Chapter 1 presents the motivation and research objectives. Chapter 2 develops methods for logistic classification with a rejection option, addressing challenges of data imbalance and fairness constraints with respect to sensitive attributes. The proposed approach generalizes existing methods by incorporating convex surrogate loss functions and fairness-aware optimization. Performance is evaluated through comprehensive simulation studies and real-world datasets, including a case study on Methicillin-resistant Staphylococcus aureus (MRSA) prediction using imbalanced electronic health record (EHR) data.
Chapter 3 introduces a so-called Deco-GPT method, a Gaussian process-based emulator for computer experiments with tensor-valued outputs.
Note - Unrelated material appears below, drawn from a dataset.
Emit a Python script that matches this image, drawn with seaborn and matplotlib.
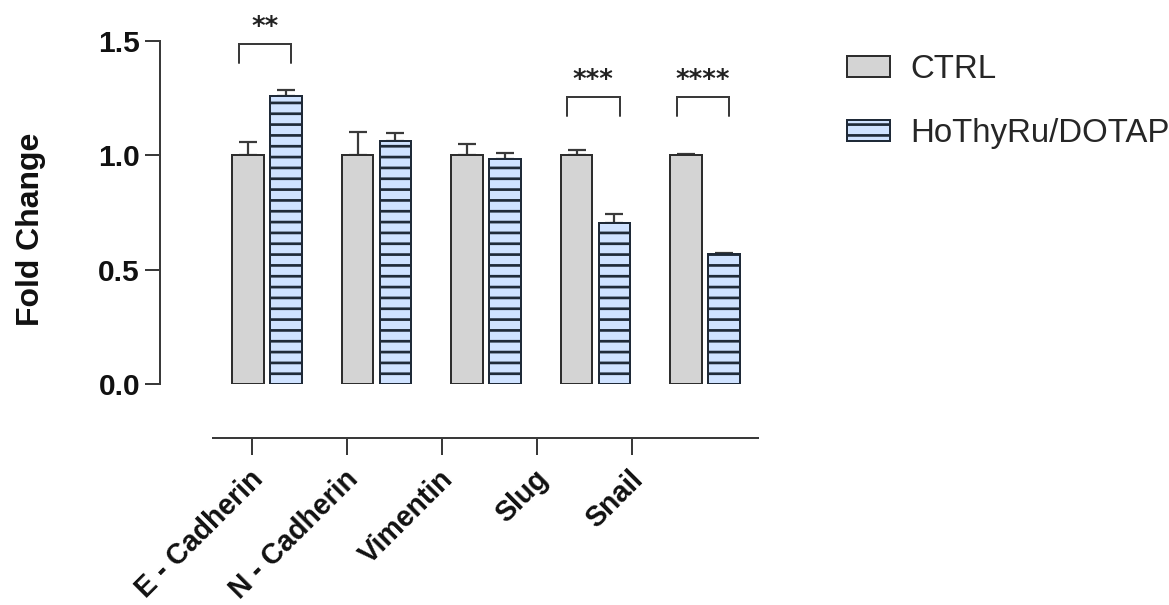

The method applies tensor unfolding and higher-order singular value decomposition (HOSVD) to improve scalability and predictive accuracy. An extension for handling missing output values is incorporated via matrix completion. Performance is evaluated through simulations and case studies, demonstrating strong performance across diverse settings.
Chapter 4 introduces a simulation framework using CARLA to generate structured datasets, including safety-critical driving events and a route completion dataset with mixed inputs. We consider deep Gaussian process models for analyzing such data with mixed inputs. More specifically, we handle qualitative factors via indicator-based representation and learned embeddings, and compare against standard Gaussian process and latent variable Gaussian process models.
Chapter 5 summarizes the main contributions of this research and discusses potential directions for future work.